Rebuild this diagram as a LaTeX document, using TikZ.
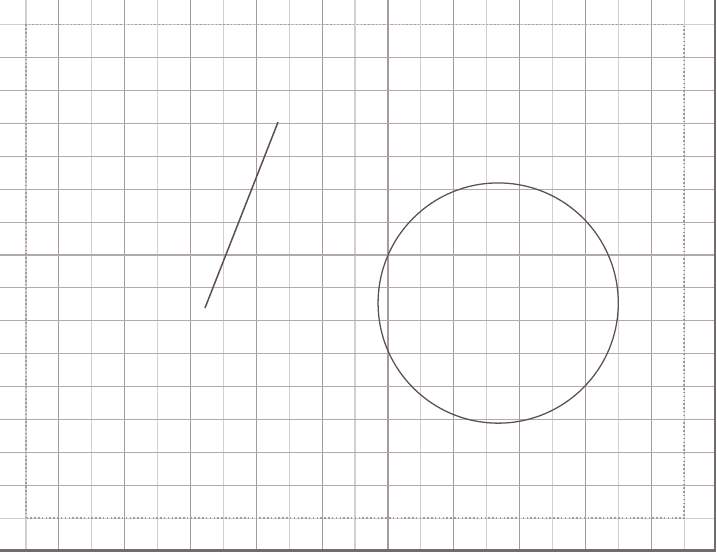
\documentclass[tikz,border=0pt]{standalone}
\usepackage{tikz}
\definecolor{gridlight}{RGB}{212,206,206}
\definecolor{gridmajor}{RGB}{165,155,155}
\definecolor{ink}{RGB}{92,80,80}

\begin{document}
\begin{tikzpicture}[x=1cm, y=1cm]
  \useasboundingbox (-0.79,-1.09) rectangle (21.0,15.75);
  % sheet of squared paper
  \draw[gridlight, line width=1pt, step=1] (-0.79,-0.98) grid (20.94,15.75);
  \foreach \x in {1,3,...,19}
    \draw[gridmajor, line width=1pt] (\x,-0.98) -- (\x,15.75);
  \foreach \y in {1,...,14}
    \draw[gridmajor!85, line width=1pt] (-0.79,\y) -- (20.94,\y);
  \draw[gridmajor, dotted, line width=1.3pt] (0,0) rectangle (20,15);
  \draw[ink!85, line width=2pt] (-0.79,-0.98) -- (20.94,-0.98) -- (20.94,15.75);
  % the two figures
  \coordinate (lineA) at (5.44,6.39);
  \coordinate (lineB) at (7.66,12.04);
  \coordinate (centre) at (14.35,6.54);
  \draw[ink, line width=1.3pt] (lineA) -- (lineB);
  \draw[ink, line width=1.1pt] (centre) circle (3.65);
\end{tikzpicture}
\end{document}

■ ■ ■

Omit every picture while copying the listing above exactly.

Rebuild this diagram as a LaTeX document, using TikZ.
\documentclass[tikz,border=0pt]{standalone}
\usepackage{tikz}
\definecolor{gridlight}{RGB}{212,206,206}
\definecolor{gridmajor}{RGB}{165,155,155}
\definecolor{ink}{RGB}{92,80,80}

\begin{document}
\begin{tikzpicture}[x=1cm, y=1cm]
  \useasboundingbox (-0.79,-1.09) rectangle (21.0,15.75);
  % sheet of squared paper
  \draw[gridlight, line width=1pt, step=1] (-0.79,-0.98) grid (20.94,15.75);
  \foreach \x in {1,3,...,19}
    \draw[gridmajor, line width=1pt] (\x,-0.98) -- (\x,15.75);
  \foreach \y in {1,...,14}
    \draw[gridmajor!85, line width=1pt] (-0.79,\y) -- (20.94,\y);
  \draw[gridmajor, dotted, line width=1.3pt] (0,0) rectangle (20,15);
  \draw[ink!85, line width=2pt] (-0.79,-0.98) -- (20.94,-0.98) -- (20.94,15.75);
  % the two figures
  \coordinate (lineA) at (5.44,6.39);
  \coordinate (lineB) at (7.66,12.04);
  \coordinate (centre) at (14.35,6.54);
  \draw[ink, line width=1.3pt] (lineA) -- (lineB);
  \draw[ink, line width=1.1pt] (centre) circle (3.65);
\end{tikzpicture}
\end{document}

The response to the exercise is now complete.